Really love the Autocord so much so that I sold my 2.8E Rollei in favor of it. To my eye the images between the two were largely indistinguishable and the focusing lever of the Autocord made it's usability much better. Being able to use the Autocrd with one hand made it faster and easier for me to use and after a Karl Bryan CLA and lever replacement it should last for quite a while.
 
I've owned quite a number of Rollei's and have two at present. I had a Ikoflex Favorit of 1957-1960. A very nice camera with a neat metering system that is on par with the Leica Visoflex adapters for kludge factor. Sold that (demands a rather price being uncommon) and bought a IIA which I like.
 
Thanks, Jason. TLRs are my favorite cameras, so I was pleased to find this thread.

My goal from childhood was to one day have a Rolleiflex. I now have a couple of them, but my favorite TLRs are my Autocords and Mamiyas.

Like KoNickon and Pentode, I would love to see your take on the Kalloflex. I get the itch occasionally to try to find one of these.

- Murray
 
Also notice no love for the very beautiful Ikoflex III from 1939. Complicated design but lovely look at. It's fitted with an uncoated Tessar 80/2.8.

Swirly wide open with limited DOF and sharpens up well enough when stopped down. It's a finicky machine that has required a fair bit of input from my repair guy. VF is ok but is nowhere near the brightness of my 3.5F. It's fun to use periodically but I'd never depend on it. I can see it locking up again but meanwhile it'll provide some joy.

Those interested in an Ikoflex probably ought to look elsewhere in the range , a IIa sounds good.
 
The Zeiss Contaflex gets very little attention in TLR discussions. Maybe because it is so rare and expensive, plus it is 35mm, and it has a different focal length viewing lens than the taking lens (with special accommodations). They also have lens interchangeability (use Contax RF lenses with a modification), but only change the taking lens.
 
Thanks for the write up. My first TLR was the Yashica MAT 124 G. I really loved that camera and didn't mind the square format. Sadly it was damaged but still worked, then shortly afterwards, stolen. My next was the Rolleiflex which I just never could bond with and gave away. I then got a Perfekta which is a hoot, but by then I just wasn't in to TLRs as much.

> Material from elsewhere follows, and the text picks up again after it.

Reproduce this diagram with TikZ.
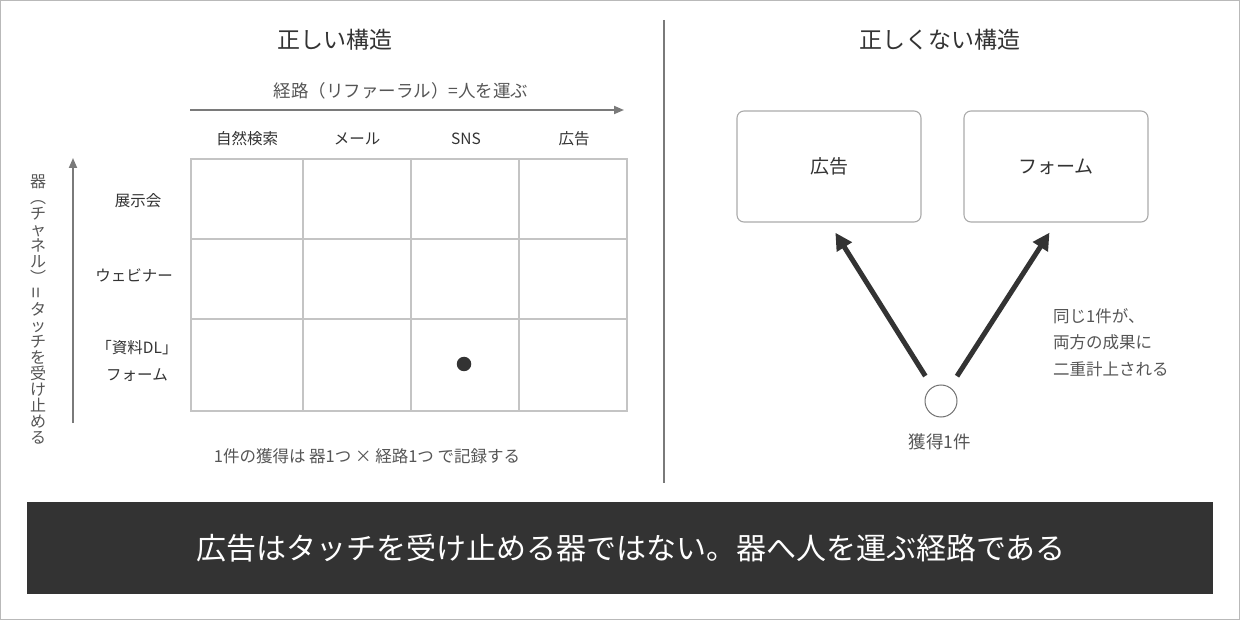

Fun to use but I preferred my Mamiya Super Press 23 by then which I got to replace my Yashica. Perhaps the reason the Rolleiflex didn't fit so well with me.

Again, thanks for the thread. I always enjoy your insights and comments.
 
Excellent, informative article thanks which helped me i.d. my Ricoh as a Diachord L. And appreciate it next to my Rollei 2.8E.

Looking forward to more in the series.